I understand the main criticisms of the EU, and they bear repeating:
- The Maastricht fiscal rules (national debt must stay below 60% of GDP and annual deficits below 3% of GDP) guarantee that any country under that regime which happens not to have a large export-driven economy (like for instance Germany) will be unable to use fiscal deficits to offset current account deficits and maintain spending power in the private sector (see Godley's sectoral balances for how that works), and will be driven into a debt deflation spiral that shrinks their economy. That is, the more the Eurozone periphery nations try to stick to the rules and end up liquidating productive capacity in the attempt to reduce debt/deficits, the less able they become to stick to the rules, and the worse they suffer. When Portugal, Ireland, Italy, Spain, and Greece joined the EU, they also joined the third world. Any other outcome was a logical impossibility.
- The Euro is the most disastrous faux-gold-standard since the last one. If you ever need an argument against independent central banks, just point to the way the ECB, the most independent central bank in history - 100% free of democratic accountability, has turned Europe into a game of beggar-thy-neighbour mercantilism. Unnecessary suffering on a grand scale, for no reason other than the ridiculous pursuit of larger numbers on the ECB's computer. Not even any useless lumps of soft yellow metal to show for it! Under the Euro, a country's economic prospects end up not being a function of their real productive capacity, but a result of a surfeit of or lack of those magic numbers.
So I understand why Bill Mitchell would welcome the Leave vote as the return of the class struggle, and why Steve Keen and Mark Blythe also see leaving as the most sensible course of action for any country able to do so. I have two reasons to disagree:
1. The quickest and easiest solution for any individual EU member state able to leave is not the best long-term solution for Europe.
Thanks to the City of London, the UK has the economic heft to wear any negative consequences of Brexit (although this is rather like sailing into a storm and thinking "It's a good thing we have that huge, unexploded bomb to use as ballast!"). Countries currently under the thumb of the "troika" of the ECB, the IMF, and the Eurogroup do not have a realistic, or at least tolerably painless, exit option, and it is in nobody's interest that they should continue to suffer. It may be satisfying to say "Congratularions Dr. Schauble, your prize is the 1930s," but it would have been better to deploy the UK's weight towards building a democratised EU, rather than a disintegrating Europe.

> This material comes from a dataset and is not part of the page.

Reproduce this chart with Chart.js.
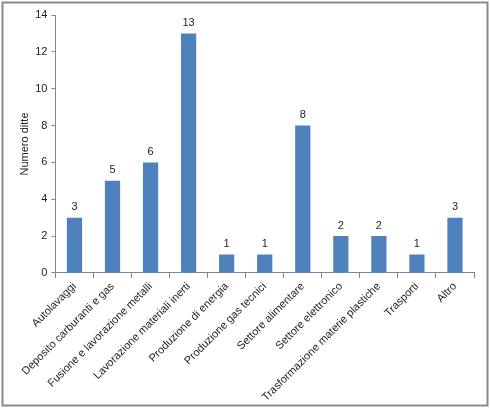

2. There is no reason to believe the scope for meaningful democracy in the UK will be improved by Brexit.
I will be dancing in the street when Jeremy Corbyn's Labour wins the 2020 (or earlier, maybe) general election. But it will be more for what it says about the UK's political aspirations than in anticipation of of what Labour will be able to achieve. John McDonnell has already undertaken to follow monetarist "balanced budget", "sound finance" policies, rather than the "functional finance" which is necessary to defuse the City of London financial bomb and rebuild the real economy. Regardless of which party is in power, for the forseeable future the UK has merely shed the straightjacket of Maastricht for the straitjacket of the Charter for Budget Responsibility. In the process the far right has come to feel vindicated and emboldened.
I would love to be wrong about this, but I fear I am merely in the minority, as usual.